Siemens Healthineers (ETR: SHL) will acquire Varian Medical Systems (NYSE:VAR) in a $16.4 billion deal to create what the companies say will be the most comprehensive cancer care portfolio in the industry.
SHL shares closed down –8.95% to €40.02 apiece in trading in Germany today, while VAR shares are up 21.61% to $173.57 apiece as of midday NYSE trading. MassDevice’s MedTech 100 Index — which includes stock prices of the world’s largest medical device companies — is up 1.2% as of midday.
Both companies today also reported sales declines due to the COVID-19 pandemic, which has caused a reduction in healthcare procedures not related to the coronavirus.

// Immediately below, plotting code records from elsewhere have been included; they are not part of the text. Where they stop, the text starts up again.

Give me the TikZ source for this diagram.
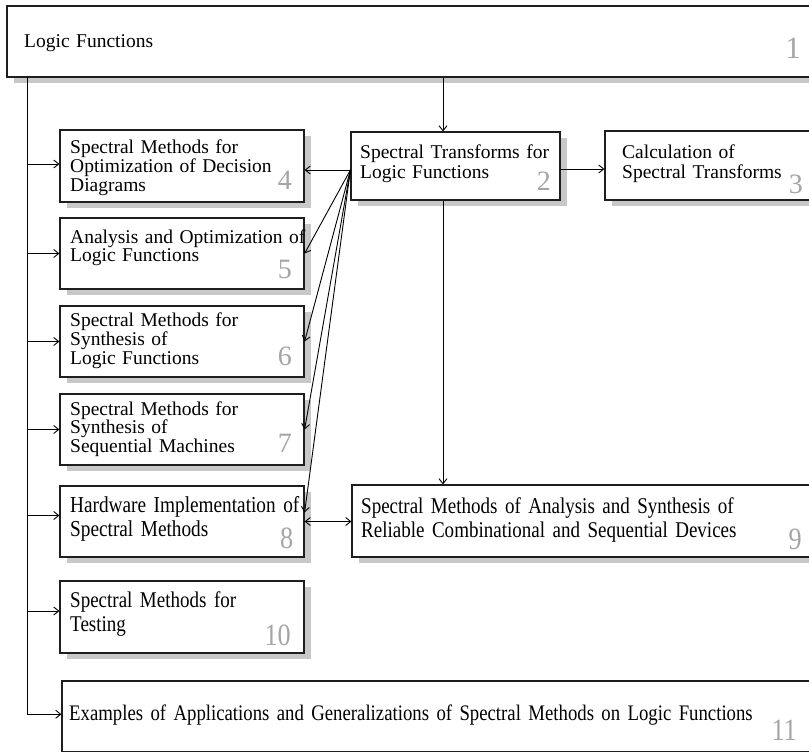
\documentclass[tikz,border=0pt]{standalone}
\usepackage{fontspec}
\setmainfont{Liberation Serif}
\newfontfamily\condfont[FakeStretch=0.845,WordSpace=0.85]{Liberation Serif}
\usetikzlibrary{arrows.meta,shadows,calc}
\definecolor{numgray}{RGB}{165,165,165}
\definecolor{boxline}{RGB}{30,30,30}
\definecolor{shadowgray}{RGB}{200,200,200}
\begin{document}
\begin{tikzpicture}[x=1pt,y=-1pt,
  box/.style={draw=boxline, line width=1.2pt, fill=white, rectangle, inner sep=0pt,
    drop shadow={shadow xshift=7pt, shadow yshift=-6pt, fill=shadowgray, opacity=1}},
  ta/.style={anchor=base west, inner sep=0pt, align=left, text width=320pt,
    font=\fontsize{19.5}{19}\selectfont},
  tc/.style={ta, text width=760pt, font=\condfont\fontsize{22.5}{24.5}\selectfont},
  num/.style={anchor=base east, inner sep=0pt, text=numgray, font=\fontsize{28}{28}\selectfont},
  numa/.style={num, font=\fontsize{31}{31}\selectfont},
  numc/.style={num, font=\condfont\fontsize{31}{31}\selectfont},
  arr/.style={line width=0.9pt, -{Straight Barb[length=5pt,width=8pt]}},
  darr/.style={line width=0.9pt, {Straight Barb[length=5pt,width=8pt]}-{Straight Barb[length=5pt,width=8pt]}},
  ln/.style={line width=0.9pt}]
\useasboundingbox (0,0) rectangle (809,752);
\clip (0,0) rectangle (809,752);

% boxes
\node[box, minimum width=833, minimum height=71] (b1) at (423.5,41.5) {};
\node[box, minimum width=209, minimum height=68] (b2) at (455.5,166) {};
\node[box, minimum width=235, minimum height=69] (b3) at (722.5,165.5) {};
\node[box, minimum width=244, minimum height=72] (b4) at (182,166) {};
\node[box, minimum width=244, minimum height=71] (b5) at (182,253.5) {};
\node[box, minimum width=244, minimum height=71] (b6) at (182,341.5) {};
\node[box, minimum width=244, minimum height=71] (b7) at (182,429.5) {};
\node[box, minimum width=244, minimum height=71] (b8) at (182,521.5) {};
\node[box, minimum width=488, minimum height=72] (b9) at (596,521) {};
\node[box, minimum width=244, minimum height=72] (b10) at (182,617) {};
\node[box, minimum width=778, minimum height=70.5] (b11) at (451,716.25) {};

% helper coordinates
\coordinate (spine) at (27,77);
\coordinate (ax) at (443,0);
\coordinate (fan) at ($(b2.west)+(0,4)$);
\coordinate (r23) at ($(b2.east)+(0,3)$);

% connectors
\draw[arr] (spine) |- ($(b11.west)+(0,-2)$);
\draw[arr] ($(spine |- b4.west)+(0,-2)$) -- ($(b4.west)+(0,-2)$);
\draw[arr] (spine |- b5.west) -- (b5.west);
\draw[arr] (spine |- b6.west) -- (b6.west);
\draw[arr] (spine |- b7.west) -- (b7.west);
\draw[arr] ($(spine |- b8.west)+(0,-6)$) -- ($(b8.west)+(0,-6)$);
\draw[arr] ($(spine |- b10.west)+(0,-6)$) -- ($(b10.west)+(0,-6)$);

\draw[arr] (b1.south -| ax) -- (b2.north -| ax);
\draw[arr] (b2.south -| ax) -- (b9.north -| ax);
\draw[arr] (r23) -- (r23 -| b3.west);
\draw[arr] (fan) -- (fan -| b4.east);
\draw[arr] (fan) -- (b5.east);
\draw[arr] (fan) -- (b6.east);
\draw[arr] (fan) -- (b7.east);
\draw[arr] (fan) -- ($(b8.east)+(0,-9)$);
\draw[darr] (b8.east) -- (b8.east -| b9.west);

% texts
\node[ta] (t1) at (24,47.3) {Logic Functions};
\node[ta, font=\fontsize{19.5}{20.5}\selectfont] (t2) at (360,158) {Spectral Transforms for\\Logic Functions};
\node[ta, font=\fontsize{19.5}{20.5}\selectfont] (t3) at (622,158) {Calculation of\\Spectral Transforms};
\node[ta] (t4) at (70,153) {Spectral Methods for\\Optimization of Decision\\Diagrams};
\node[ta, font=\fontsize{19.5}{18.5}\selectfont] (t5) at (70,243.3) {Analysis and Optimization of\\Logic Functions};
\node[ta] (t6) at (70,326.7) {Spectral Methods for\\Synthesis of\\Logic Functions};
\node[ta, font=\fontsize{19.5}{18.5}\selectfont] (t7) at (70,415) {Spectral Methods for\\Synthesis of\\Sequential Machines};
\node[tc, font=\condfont\fontsize{22.8}{24.5}\selectfont] (t8) at (70,512) {Hardware Implementation of\\Spectral Methods};
\node[tc, font=\condfont\fontsize{22.5}{24}\selectfont] (t9) at (361,513) {Spectral Methods of Analysis and Synthesis of\\Reliable Combinational and Sequential Devices};
\node[tc] (t10) at (70,607) {Spectral Methods for\\Testing};
\node[tc, font=\condfont\fontsize{22.2}{24}\selectfont] (t11) at (69,720.5) {Examples of Applications and Generalizations of Spectral Methods on Logic Functions};

% numbers
\node[numa] (n1) at (801,58.3) {1};
\node[num] (n2) at (551,190) {2};
\node[num] (n3) at (803,193) {3};
\node[num] (n4) at (292,189.3) {4};
\node[num] (n5) at (292,278.3) {5};
\node[num] (n6) at (292,365) {6};
\node[num] (n7) at (292,452.7) {7};
\node[numc] (n8) at (293.5,548.3) {8};
\node[numc] (n9) at (802,549) {9};
\node[numc] (n10) at (291,645) {10};
\node[numc] (n11) at (797,740) {11};
\end{tikzpicture}
\end{document}
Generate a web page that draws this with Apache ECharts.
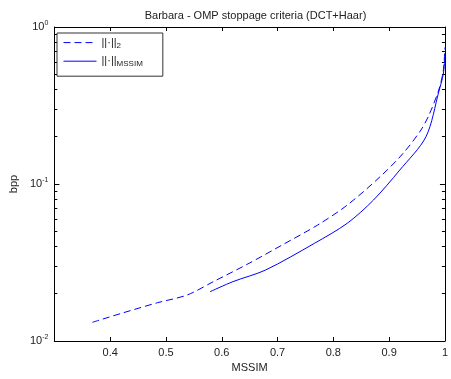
<!DOCTYPE html>
<html>
<head>
<meta charset="utf-8">
<script src="https://cdn.jsdelivr.net/npm/echarts@6/dist/echarts.min.js"></script>
<style>html,body{margin:0;padding:0;background:#fff;}#c{width:451px;height:379px;}</style>
</head>
<body>
<div id="c"></div>
<script>
// Data
const l2X = [0.368, 0.42, 0.485, 0.538, 0.585, 0.649, 0.708, 0.772, 0.825, 0.884, 0.925, 0.957, 0.9715, 0.989, 0.997, 1.0];
const l2Y = [0.01315, 0.0150, 0.01754, 0.01963, 0.02388, 0.03126, 0.04083, 0.05483, 0.07345, 0.1114, 0.1567, 0.2208, 0.2754, 0.398, 0.525, 0.741];
const msX = [0.579, 0.62, 0.6785, 0.766, 0.825, 0.872, 0.919, 0.966, 0.989, 0.997, 1.0];
const msY = [0.0206, 0.02388, 0.02831, 0.04188, 0.05623, 0.07907, 0.1227, 0.2, 0.387, 0.501, 0.646];
const xTicks = [0.4, 0.5, 0.6, 0.7, 0.8, 0.9, 1];
const yMajor = [0.01, 0.1, 1];
const yMinor = [0.02,0.03,0.04,0.05,0.06,0.07,0.08,0.09,0.2,0.3,0.4,0.5,0.6,0.7,0.8,0.9];
const seriesNames = ['l2', 'mssim'];

const FONT = 'Liberation Sans, Arial, Helvetica, sans-serif';
const TXT = '#222';
const grid = {left: 51.5, right: 1.5, top: 27, bottom: 38};
const pair = (xs, ys) => xs.map((x, i) => [x, ys[i]]);

const yBase = {
  type: 'log', logBase: 10, min: 0.01, max: 1, gridIndex: 0,
  splitLine: {show: false}, minorTick: {show: false}
};
const chart = echarts.init(document.getElementById('c'), null, {renderer: 'canvas'});
chart.setOption({
  animation: false,
  backgroundColor: '#fff',
  title: {
    text: 'Barbara - OMP stoppage criteria (DCT+Haar)',
    left: 250.5, top: 5, textAlign: 'center',
    textStyle: {fontFamily: FONT, fontSize: 11, fontWeight: 'normal', color: TXT}
  },
  grid: grid,
  legend: {
    left: 57, top: 33, orient: 'vertical',
    backgroundColor: '#fff', borderColor: '#333', borderWidth: 1, borderRadius: 0,
    padding: [4, 20, 8, 6], itemGap: 6, itemWidth: 33, itemHeight: 14,
    data: seriesNames,
    itemStyle: {opacity: 0},
    lineStyle: {width: 1},
    formatter: n => n === 'l2' ? '{n|||·||}{s|2}' : '{n|||·||}{s|MSSIM}',
    textStyle: {
      fontFamily: FONT, fontSize: 11, color: TXT,
      rich: {
        n: {fontFamily: FONT, fontSize: 11, color: TXT},
        s: {fontFamily: FONT, fontSize: 8, color: TXT, padding: [6, 0, 0, 0]}
      }
    }
  },
  xAxis: [
    {
      type: 'value', min: 0.3, max: 1, interval: 0.1, position: 'bottom',
      name: 'MSSIM', nameLocation: 'middle', nameGap: 20,
      nameTextStyle: {fontFamily: FONT, fontSize: 11, color: TXT},
      axisLine: {show: true, lineStyle: {color: '#000', width: 1}},
      axisTick: {show: true, inside: true, length: 4, customValues: xTicks, lineStyle: {color: '#000'}},
      axisLabel: {
        fontFamily: FONT, fontSize: 11, color: TXT, margin: 6,
        customValues: xTicks,
        formatter: v => String(Math.round(v * 10) / 10)
      },
      splitLine: {show: false}
    },
    {
      type: 'value', min: 0.3, max: 1, interval: 0.1, position: 'top',
      axisLine: {show: true, lineStyle: {color: '#000', width: 1}},
      axisTick: {show: true, inside: true, length: 4, customValues: xTicks, lineStyle: {color: '#000'}},
      axisLabel: {show: false}, splitLine: {show: false}
    }
  ],
  yAxis: [
    Object.assign({}, yBase, {
      position: 'left', interval: 1,
      name: 'bpp', nameLocation: 'middle', nameGap: 34, nameRotate: 90,
      nameTextStyle: {fontFamily: FONT, fontSize: 11, color: TXT},
      axisLine: {show: true, lineStyle: {color: '#000', width: 1}},
      axisTick: {show: true, inside: true, length: 5, customValues: yMajor, lineStyle: {color: '#000'}},
      axisLabel: {
        customValues: yMajor, margin: 6,
        formatter: v => '{b|10}{e|' + Math.round(Math.log10(v)) + '}',
        rich: {
          b: {fontFamily: FONT, fontSize: 11, color: TXT},
          e: {fontFamily: FONT, fontSize: 7, color: TXT, padding: [0, 0, 8, 0]}
        }
      }
    }),
    Object.assign({}, yBase, {
      position: 'left',
      axisLine: {show: false},
      axisTick: {show: true, inside: true, length: 3, customValues: yMinor, lineStyle: {color: '#000'}},
      axisLabel: {show: false}
    }),
    Object.assign({}, yBase, {
      position: 'right',
      axisLine: {show: true, lineStyle: {color: '#000', width: 1}},
      axisTick: {show: true, inside: true, length: 5, customValues: yMajor, lineStyle: {color: '#000'}},
      axisLabel: {show: false}
    }),
    Object.assign({}, yBase, {
      position: 'right',
      axisLine: {show: false},
      axisTick: {show: true, inside: true, length: 3, customValues: yMinor, lineStyle: {color: '#000'}},
      axisLabel: {show: false}
    })
  ],
  series: [
    {
      name: 'l2', type: 'line', xAxisIndex: 0, yAxisIndex: 0,
      data: pair(l2X, l2Y), symbol: 'none', smooth: 0.3,
      lineStyle: {color: '#0000ff', width: 1, type: [7, 4]},
      itemStyle: {color: '#0000ff'}
    },
    {
      name: 'mssim', type: 'line', xAxisIndex: 0, yAxisIndex: 0,
      data: pair(msX, msY), symbol: 'none', smooth: 0.3,
      lineStyle: {color: '#0000ff', width: 1, type: 'solid'},
      itemStyle: {color: '#0000ff'}
    }
  ]
});
</script>
</body>
</html>
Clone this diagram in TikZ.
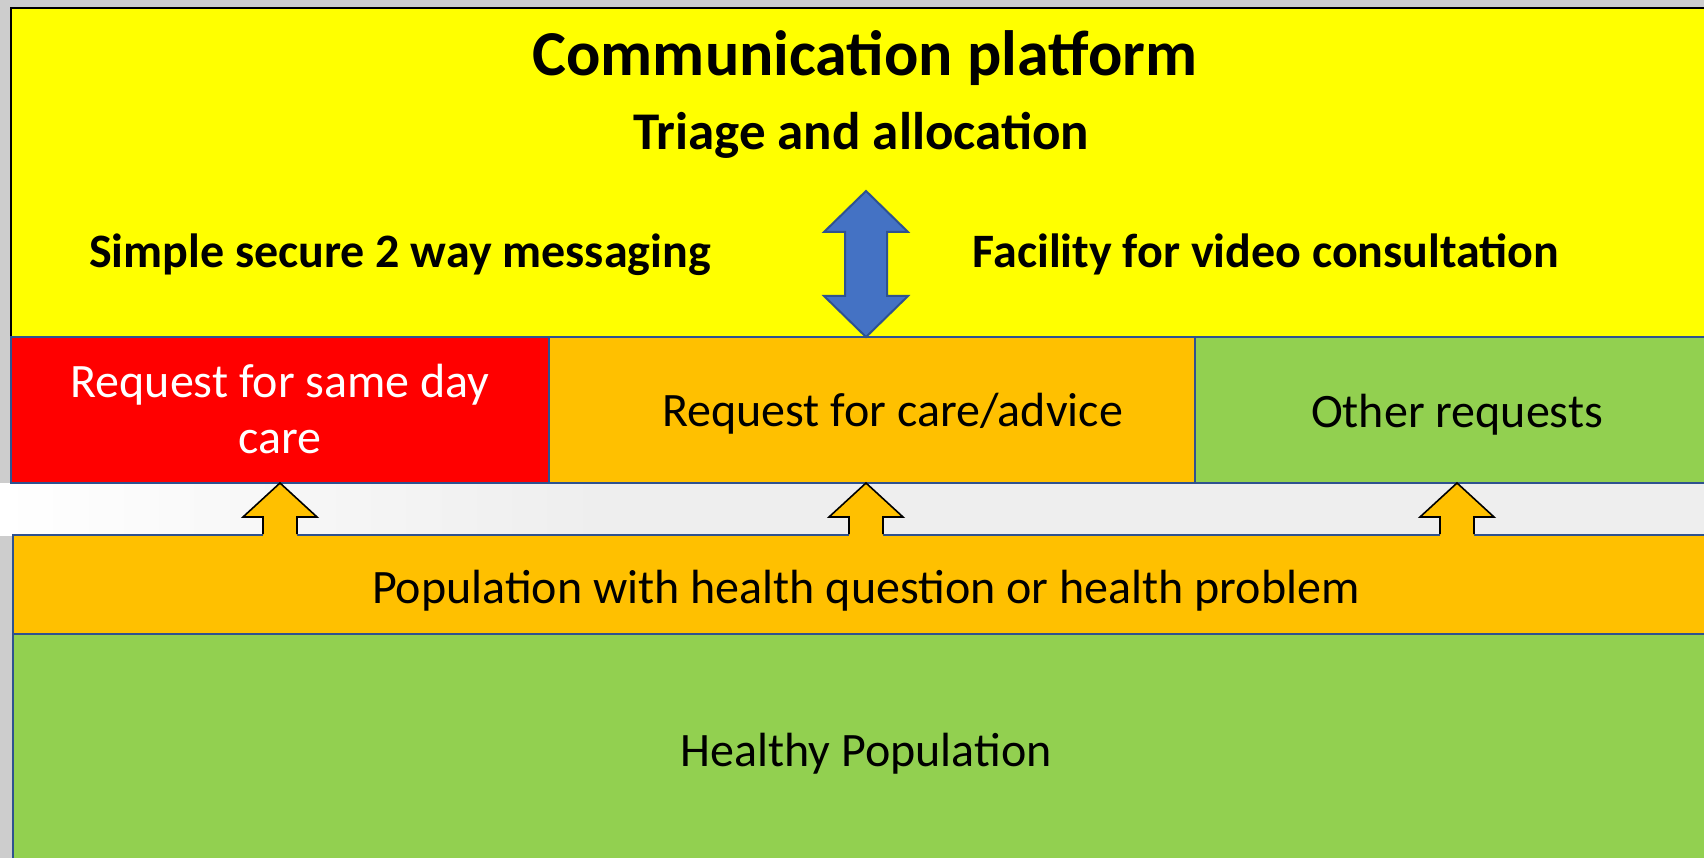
\documentclass[tikz,border=0pt]{standalone}
\usepackage{fontspec}
\setmainfont{Carlito}
\usetikzlibrary{calc}
\definecolor{cyel}{RGB}{255,255,0}
\definecolor{cred}{RGB}{255,0,0}
\definecolor{corg}{RGB}{255,192,0}
\definecolor{cgrn}{RGB}{146,208,80}
\definecolor{cblu}{RGB}{68,114,196}
\definecolor{cbdr}{RGB}{47,82,143}
\definecolor{cbg}{RGB}{205,205,205}
\definecolor{cgap}{RGB}{238,238,238}
\begin{document}
\begin{tikzpicture}[x=1pt,y=-1pt,
  box/.style={draw=cbdr, line width=2pt, inner sep=0pt, outer sep=0pt, anchor=north west},
  txt/.style={anchor=base, inner sep=0pt, font=\fontsize{48}{56}\selectfont},
  boldtxt/.style={anchor=base, inner sep=0pt, font=\fontsize{48}{56}\selectfont\bfseries},
  uparrowfill/.style={fill=corg},
  uparrowline/.style={draw=black, line width=1.6pt, line join=miter},
  dblarrow/.style={fill=cblu, draw=cbdr, line width=2pt, line join=miter}]
\useasboundingbox (0,0) rectangle (1704,858);
\clip (0,0) rectangle (1704,858);
% background
\fill[cbg] (0,0) rectangle (1704,858);
\shade[left color=white, right color=cgap] (0,483) rectangle (600,535);
\fill[cgap] (600,483) rectangle (1704,535);

% boxes
\node[box, draw=black, fill=cyel, minimum width=1710pt, minimum height=329pt] (plat) at (11,8) {};
\node[box, fill=cred, minimum width=538pt, minimum height=146pt] (red) at (11,337) {};
\node[box, fill=corg, minimum width=646pt, minimum height=146pt] (care) at (549,337) {};
\node[box, fill=cgrn, minimum width=530pt, minimum height=146pt] (other) at (1195,337) {};
\node[box, fill=cgrn, minimum width=1710pt, minimum height=240pt] (healthy) at (13,634) {};
\node[box, fill=corg, minimum width=1710pt, minimum height=99pt] (pop) at (13,535) {};

% texts
\node[anchor=base, inner sep=0pt, font=\fontsize{64}{70}\selectfont\bfseries] (title) at (865,76) {Communication platform};
\node[anchor=base, inner sep=0pt, font=\fontsize{53}{60}\selectfont\bfseries] (triage) at (861,150) {Triage and allocation};
\node[boldtxt] (msg) at (400,268) {Simple secure 2 way messaging};
\node[boldtxt] (video) at (1266,268) {Facility for video consultation};
\node[txt, text=white] (redt1) at (280,397) {Request for same day};
\node[txt, text=white] (redt2) at (280,453) {care};
\node[txt, anchor=base west] (caret) at (662,426) {Request for care/advice};
\node[txt] (othert) at (1457,427) {Other requests};
\node[txt] (popt) at (866,603) {Population with health question or health problem};
\node[txt] (healthyt) at (866,766) {Healthy Population};

% double arrow between platform and requests
\coordinate (dtop) at (866,191);
\coordinate (dbot) at ($(care.north west)+(317,0)$);
\draw[dblarrow] (dtop) -- ++(42,41) -- ++(-21,0) -- ++(0,64) -- ++(21,0)
  -- (dbot) -- ++(-42,-41) -- ++(21,0) -- ++(0,-64) -- ++(-21,0) -- cycle;

% small up arrows from population to requests
\coordinate (t1) at (red.south);
\coordinate (t2) at ($(care.south west)+(317,0)$);
\coordinate (t3) at ($(other.south west)+(262,0)$);
\foreach \t in {t1,t2,t3}{
  \fill[uparrowfill] (\t) -- ++(37,34) -- ++(-20,0) -- ++(0,19) -- ++(-34,0) -- ++(0,-19) -- ++(-20,0) -- cycle;
  \draw[uparrowline] ($(\t)+(-17,51)$) -- ++(0,-17) -- ++(-20,0) -- (\t) -- ++(37,34) -- ++(-20,0) -- ++(0,17);
}
\end{tikzpicture}
\end{document}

The merger is slated for completion during the first half of 2021, pending approval of shareholders, regulatory approvals and other customary closing conditions. The deal, according to the companies, will combine complementary diagnostic tools, imaging, radiotherapy and AI capabilities to enable a digital transformation of oncology healthcare.
“In addition to delivering immediate and compelling value to our shareholders, the combination with Siemens Healthineers brings us even closer to realizing our transformative vision of a world without fear of cancer. Siemens Healthineers’ innovative leadership in detection and diagnosis will extend our ability to serve clinicians and patients from the very first stage in the fight against cancer,” Varian CEO Dow Wilson said in a news release.
Siemens Healthineers CEO Bernd Montag said the merger represents a “leap in the fight against cancer and a leap in our overall impact on healthcare.”
“This decisive moment in the history of our companies means more hope and less uncertainty for patients, an even stronger partner for our customers, and for society more effective and efficient medical care,” Montag said.
The deal seems to fulfill PwC’s recent prediction that there will be a “need for significant consolidation as companies work to remain competitive” amid the financial strains caused by the pandemic.
Erlangen, Germany–based Siemens Healthineers reported profits of €271 million, or €0.30 per share, on sales of €3.3 billion for the third quarter ended June 30, 2020, for a bottom-line slide of –23% and a top-line decline of –7.2% compared with Q3 2019.
Assuming that the present business environment doesn’t deteriorate again, Siemens Healthineers expects broadly flat revenue growth during fiscal year 2020; with adjusted earnings per share between €1.54 and €1.62.
“For the fourth quarter, we are anticipating a significant improvement of our business performance compared to the third quarter,” Montag said.
Palo Alto, Calif.–based Varian meanwhile reported profits of $61.2 million, $0.67 per share, on sales of $694.3 million for the third quarter ended June 30, doubling its bottom line even as sales declined –16% compared with Q3 2019.
Adjusted to exclude one-time items, earnings per share were 78¢, 26¢ ahead of The Street, where analysts were looking EPS of 52¢ on sales of $664.4 million.